Installment 35 of this series discussed a September 17, 2010 article by Harold Brubaker, who has written several articles on the subject in The Philadelphia Inquirer. The Brubaker article reported that Malvern had agreed in a consent order (the “Consent Order”) to return $700,000 received as contributions from Forte of the $900,000 originally sought by the court-appointed receiver.
On the same day as the Brubaker article, the President of Malvern and the Chairman of its Board of Trustees issued a joint statement about the Consent Order entitled “Resolution of Forte Ponzi Scheme Litigation” (the “Malvern Statement”). Included in the Malvern Statement was the avowal that Malvern Prep had no knowledge of Mr. Forte’s Ponzi scheme and accepted his donations under the assumption that he acquired them entirely from legitimate sources.

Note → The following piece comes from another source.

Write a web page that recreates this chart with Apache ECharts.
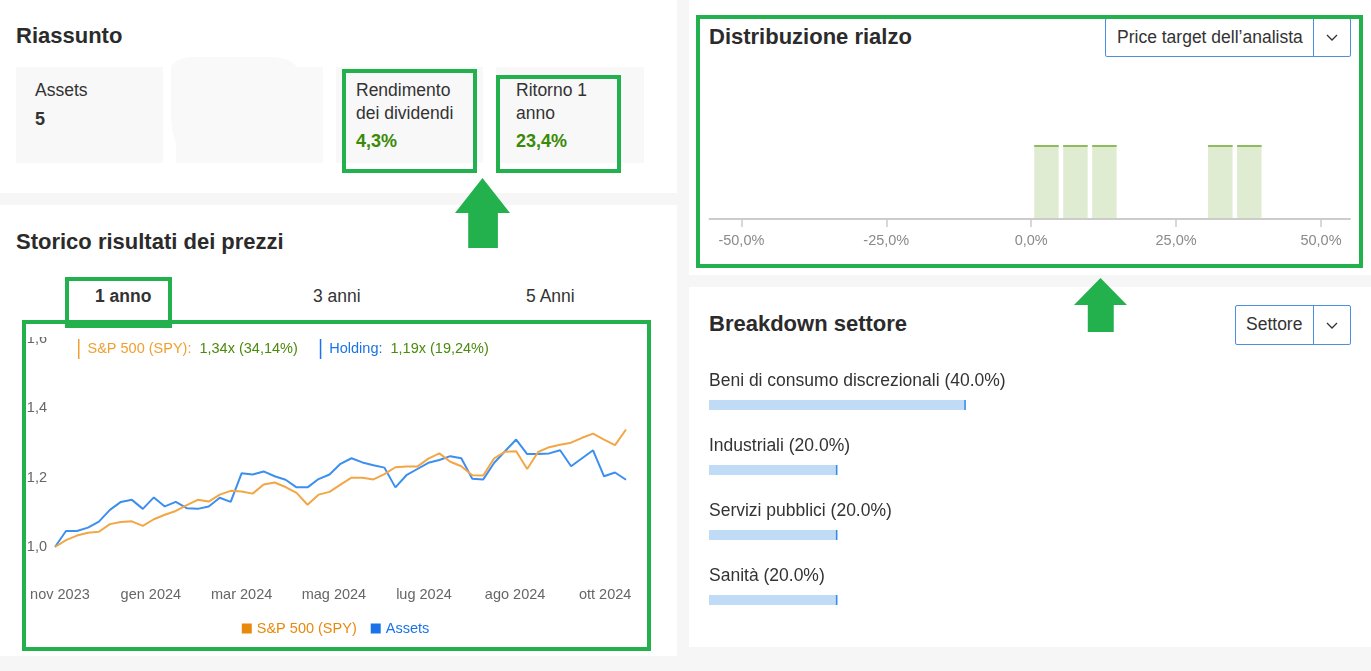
<!DOCTYPE html>
<html><head><meta charset="utf-8">
<script src="https://cdn.jsdelivr.net/npm/echarts@6/dist/echarts.min.js"></script>
<style>
html,body{margin:0;padding:0;width:1371px;height:671px;overflow:hidden;background:#f6f6f6;font-family:"Liberation Sans",Arial,sans-serif;color:#333;}
.panel{position:absolute;background:#fff;}
.h{position:absolute;font-weight:bold;font-size:22px;line-height:22px;color:#2b2b2b;white-space:nowrap;}
.card{position:absolute;background:#f8f8f8;}
.t{position:absolute;font-size:17.5px;line-height:23px;white-space:nowrap;color:#333;}
.val{position:absolute;font-size:18px;line-height:23px;font-weight:bold;white-space:nowrap;}
.green{color:#3b8a06;}
.gbox{position:absolute;border:4px solid #22b14c;box-sizing:border-box;z-index:10;}
.arrow{position:absolute;background:#22b14c;z-index:10;}
.dd{position:absolute;border:1px solid #4a8fe3;background:#fff;box-sizing:border-box;border-radius:2px;}
.dd .lab{position:absolute;font-size:17.5px;line-height:23px;color:#333;white-space:nowrap;}
.dd .div{position:absolute;top:0;bottom:0;width:1px;background:#4a8fe3;}
.dd svg{position:absolute;}
.chart{position:absolute;}
</style></head>
<body>
<div class="panel" style="left:0;top:0;width:677px;height:193px;"></div>
<div class="panel" style="left:0;top:205px;width:677px;height:451px;"></div>
<div class="panel" style="left:689px;top:0;width:682px;height:275px;"></div>
<div class="panel" style="left:689px;top:287px;width:682px;height:360px;"></div>

<div class="h" style="left:16px;top:25px;">Riassunto</div>
<div class="card" style="left:16px;top:67px;width:147px;height:96px;"></div>
<div class="card" style="left:176px;top:67px;width:147px;height:96px;background:#f9f9f9;"></div>
<div style="position:absolute;left:171px;top:57px;width:127px;height:98px;background:#f9f9f9;border-radius:22px 28px 0 18px / 12px 14px 0 40px;"></div>
<div class="card" style="left:336px;top:67px;width:147px;height:96px;"></div>
<div class="card" style="left:496px;top:67px;width:148px;height:96px;"></div>
<div class="t" style="left:35px;top:79px;">Assets</div>
<div class="val" style="left:35px;top:108px;">5</div>
<div class="t" style="left:356px;top:79px;">Rendimento<br>dei dividendi</div>
<div class="val green" style="left:356px;top:130px;">4,3%</div>
<div class="t" style="left:516px;top:79px;">Ritorno 1<br>anno</div>
<div class="val green" style="left:516px;top:130px;">23,4%</div>

<div class="h" style="left:16px;top:231px;">Storico risultati dei prezzi</div>
<div class="t" style="left:95px;top:285px;font-weight:bold;">1 anno</div>
<div class="t" style="left:313px;top:285px;">3 anni</div>
<div class="t" style="left:526px;top:285px;">5 Anni</div>

<div id="lineChart" class="chart" style="left:26px;top:337px;width:619px;height:308px;overflow:hidden;"></div>

<div class="h" style="left:709px;top:26px;">Distribuzione rialzo</div>
<div class="dd" style="left:1105px;top:18px;width:246px;height:39px;">
  <div class="lab" style="left:11px;top:7px;">Price target dell’analista</div>
  <div class="div" style="left:207px;"></div>
  <svg style="left:220px;top:15px;" width="12" height="8"><polyline points="1,1 6,6 11,1" fill="none" stroke="#333" stroke-width="1.3"/></svg>
</div>
<div id="histChart" class="chart" style="left:700px;top:60px;width:660px;height:200px;"></div>

<div class="h" style="left:709px;top:313px;">Breakdown settore</div>
<div class="dd" style="left:1235px;top:305px;width:116px;height:40px;">
  <div class="lab" style="left:10px;top:7px;">Settore</div>
  <div class="div" style="left:77px;"></div>
  <svg style="left:90px;top:16px;" width="12" height="8"><polyline points="1,1 6,6 11,1" fill="none" stroke="#333" stroke-width="1.3"/></svg>
</div>
<div id="sectorChart" class="chart" style="left:700px;top:360px;width:660px;height:280px;"></div>

<!-- annotations -->
<div class="gbox" style="left:342px;top:69px;width:135px;height:104px;"></div>
<div class="gbox" style="left:496px;top:75px;width:125px;height:98px;"></div>
<div class="arrow" style="left:455px;top:178px;width:55px;height:70px;clip-path:polygon(50% 0,100% 50%,78% 50%,78% 100%,24% 100%,24% 50%,0 50%);"></div>
<div class="gbox" style="left:65px;top:277px;width:107px;height:51px;"></div>
<div class="gbox" style="left:22px;top:320px;width:629px;height:331px;"></div>
<div class="gbox" style="left:696px;top:15px;width:667px;height:253px;"></div>
<div class="arrow" style="left:1074px;top:278px;width:53px;height:54px;clip-path:polygon(50% 0,100% 50%,75% 50%,75% 100%,26% 100%,26% 50%,0 50%);"></div>

<script>
// ---------- data ----------
const spyValues = [1.000,1.020,1.033,1.041,1.044,1.066,1.072,1.074,1.061,1.080,1.093,1.104,1.121,1.136,1.131,1.151,1.162,1.160,1.154,1.180,1.186,1.173,1.156,1.122,1.151,1.159,1.180,1.200,1.200,1.195,1.210,1.230,1.232,1.232,1.255,1.270,1.246,1.233,1.207,1.206,1.256,1.275,1.276,1.225,1.274,1.288,1.295,1.301,1.315,1.327,1.310,1.294,1.339];
const holdingValues = [1.000,1.046,1.046,1.056,1.073,1.107,1.130,1.136,1.110,1.143,1.117,1.130,1.112,1.110,1.117,1.142,1.130,1.213,1.209,1.218,1.204,1.194,1.172,1.172,1.196,1.209,1.240,1.256,1.244,1.236,1.229,1.172,1.207,1.225,1.243,1.251,1.262,1.256,1.197,1.195,1.243,1.277,1.310,1.268,1.268,1.270,1.279,1.233,1.256,1.279,1.204,1.215,1.194];
const xTickLabels = ['nov 2023','gen 2024','mar 2024','mag 2024','lug 2024','ago 2024','ott 2024'];
const xTickPositions = [0.45,8.73,17.0,25.4,33.6,41.9,50.1];
const seriesNames = ['S&P 500 (SPY)','Assets'];
const summaryLabels = ['S&P 500 (SPY):','Holding:'];
const summaryValues = ['1,34x (34,14%)','1,19x (19,24%)'];

const upsideBinStart = [0,5,10,30,35];
const upsideBinEnd = [5,10,15,35,40];
const upsideCounts = [1,1,1,1,1];
const upsideTicks = [-50,-25,0,25,50];

const sectorNames = ['Beni di consumo discrezionali','Industriali','Servizi pubblici','Sanità'];
const sectorWeights = [40.0,20.0,20.0,20.0];

const FONT = '"Liberation Sans", Arial, sans-serif';

// ---------- line chart ----------
const lc = echarts.init(document.getElementById('lineChart'), null, {renderer:'canvas'});
lc.setOption({
  animation:false,
  textStyle:{fontFamily:FONT},
  grid:{left:29,right:19,top:2,bottom:98,containLabel:false,outerBoundsMode:'none'},
  title:{
    left:52, top:2, padding:0,
    text:'{ob| }{o|'+summaryLabels[0]+'}{g1|'+summaryValues[0]+'}{bb| }{b|'+summaryLabels[1]+'}{g2|'+summaryValues[1]+'}',
    textStyle:{fontFamily:FONT,fontSize:14.5,fontWeight:'normal',rich:{
      ob:{width:1.5,height:20,backgroundColor:'#f0a030',fontSize:1},
      o:{color:'#f0a030',fontSize:14.5,fontFamily:FONT,padding:[0,0,0,8]},
      g1:{color:'#4a8a0c',fontSize:14.5,fontFamily:FONT,padding:[0,22,0,8]},
      bb:{width:1.5,height:20,backgroundColor:'#1a73e8',fontSize:1},
      b:{color:'#1a73e8',fontSize:14.5,fontFamily:FONT,padding:[0,0,0,8]},
      g2:{color:'#4a8a0c',fontSize:14.5,fontFamily:FONT,padding:[0,0,0,8]}
    }}
  },
  xAxis:{type:'value',min:0,max:spyValues.length-1,
    axisLine:{show:false},axisTick:{show:false},splitLine:{show:false},
    axisLabel:{customValues:xTickPositions,color:'#666',fontSize:14.5,fontFamily:FONT,margin:40,
      formatter:function(v){ let k=0,b=1e9; xTickPositions.forEach((p,i)=>{const d=Math.abs(p-v); if(d<b){b=d;k=i;}}); return xTickLabels[k]; }}
  },
  yAxis:{type:'value',min:1.0,max:1.6,interval:0.2,
    axisLine:{show:false},axisTick:{show:false},splitLine:{show:false},
    axisLabel:{color:'#666',fontSize:14.5,fontFamily:FONT,margin:8,formatter:v=>v.toFixed(1).replace('.',',')}
  },
  legend:{top:279,left:'center',icon:'rect',itemWidth:10,itemHeight:10,itemGap:14,
    textStyle:{fontSize:14.5,fontFamily:FONT},
    data:[{name:seriesNames[0],textStyle:{color:'#e8890c'}},{name:seriesNames[1],textStyle:{color:'#1a73e8'}}]
  },
  series:[
    {name:seriesNames[1],type:'line',showSymbol:false,data:holdingValues.map((v,i)=>[i,v]),
      lineStyle:{color:'#3d8fef',width:2},itemStyle:{color:'#1a73e8'}},
    {name:seriesNames[0],type:'line',showSymbol:false,data:spyValues.map((v,i)=>[i,v]),
      lineStyle:{color:'#f2a646',width:2},itemStyle:{color:'#e8890c'}}
  ]
});

// ---------- histogram ----------
const hc = echarts.init(document.getElementById('histChart'));
hc.setOption({
  animation:false,
  grid:{left:9.5,right:10,top:85,bottom:41,containLabel:false,outerBoundsMode:'none'},
  xAxis:{type:'value',min:-55.5,max:55,
    axisLine:{show:true,lineStyle:{color:'#cccccc',width:2}},
    axisTick:{show:true,customValues:upsideTicks,length:8,lineStyle:{color:'#cccccc',width:1.5}},
    splitLine:{show:false},
    axisLabel:{customValues:upsideTicks,color:'#8a8a8a',fontSize:14.5,fontFamily:FONT,margin:14,
      formatter:v=>v.toFixed(1).replace('.',',')+'%'}
  },
  yAxis:{type:'value',min:0,max:1,show:false},
  series:[{type:'custom',
    data:upsideBinStart.map((s,i)=>[s,upsideBinEnd[i],upsideCounts[i]]),
    renderItem:function(params,api){
      const p0=api.coord([api.value(0),0]);
      const p1=api.coord([api.value(1),api.value(2)]);
      const l=p0[0]+3, r=p1[0]-1.5, top=p1[1], bot=p0[1]-1;
      return {type:'group',children:[
        {type:'rect',shape:{x:l,y:top,width:r-l,height:bot-top},style:{fill:'#e0ecd1'}},
        {type:'rect',shape:{x:l,y:top,width:r-l,height:2},style:{fill:'#8dbb5e'}}
      ]};
    }
  }]
});

// ---------- sector breakdown ----------
const sc = echarts.init(document.getElementById('sectorChart'));
sc.setOption({
  animation:false,
  grid:{left:9,right:9,top:12.5,bottom:7.5,containLabel:false,outerBoundsMode:'none'},
  xAxis:{type:'value',min:0,max:100,show:false},
  yAxis:{type:'category',inverse:true,data:sectorNames,show:false},
  series:[
    {type:'bar',data:sectorWeights,barWidth:10,itemStyle:{color:'#bfdbf6'},
      label:{show:true,position:[0,-19],align:'left',verticalAlign:'middle',color:'#333',fontSize:17.5,fontFamily:FONT,
        formatter:p=>p.name+' ('+p.value.toFixed(1)+'%)'}},
    {type:'scatter',data:sectorWeights.map((w,i)=>[w,i]),symbol:'rect',symbolSize:[1.5,10],symbolOffset:[-0.75,0],
      itemStyle:{color:'#1a73e8'},z:5}
  ]
});
</script>
</body></html>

In addition, although Malvern received charitable donations from Mr. Forte, it did not invest any monies with him.
One of the interesting aspects about the Consent Order and the Malvern Statement as to the return of donations by Malvern is the precedent that it may set, not only for other charities that may have innocently received contributions from Forte in the belief that they were from legal sources, but also for charities that received contributions in other Ponzi schemes such as that of Madoff.
Another interesting aspect is the following quotation from the Malvern Statement:
Be assured that none of the money paid to the receiver will be taken from any of the charitable or other funds established by the School’s generous benefactors, and Malvern’s many excellent programmatic and financial aid programs will not be affected.
The meaning of the term “charitable or other funds established by the School’s generous benefactors” is somewhat perplexing. Query whether the general endowment funds of Malvern, which may include not only donations and bequests but also increases from investment earnings and income from operations of the school, fall within the quoted categories. Another potential source for the payment possibly would be current operations.
Installments 30 and 35 of this series pointed out that the Form 990 dated February 9, 2010, filed by Malvern for its fiscal year ended June 30, 2010 with the IRS made no reference (i) to Forte or the fate of his unfulfilled personal pledges and (ii) as to whether the school had written off all or a portion of a Forte outstanding pledge of $500,000.
As stated in Installment 35, it will be interesting to see to what extent Malvern discloses and explains its losses with Forte and the Consent Order in its Form 990 for the fiscal year ended June 30, 2010 to be filed with the IRS. It may provide some guidance for other similarly affected charities.
Installment 30 pointed out that the Form 990 questions and instructions may need some refinement by the IRS to enhance the clarity and consistency of definitions and promote greater and speedier transparency by charities. Further developments in this case may be instructive as to the effectiveness of the current IRS Form 990 and instructions in generating meaningful disclosures.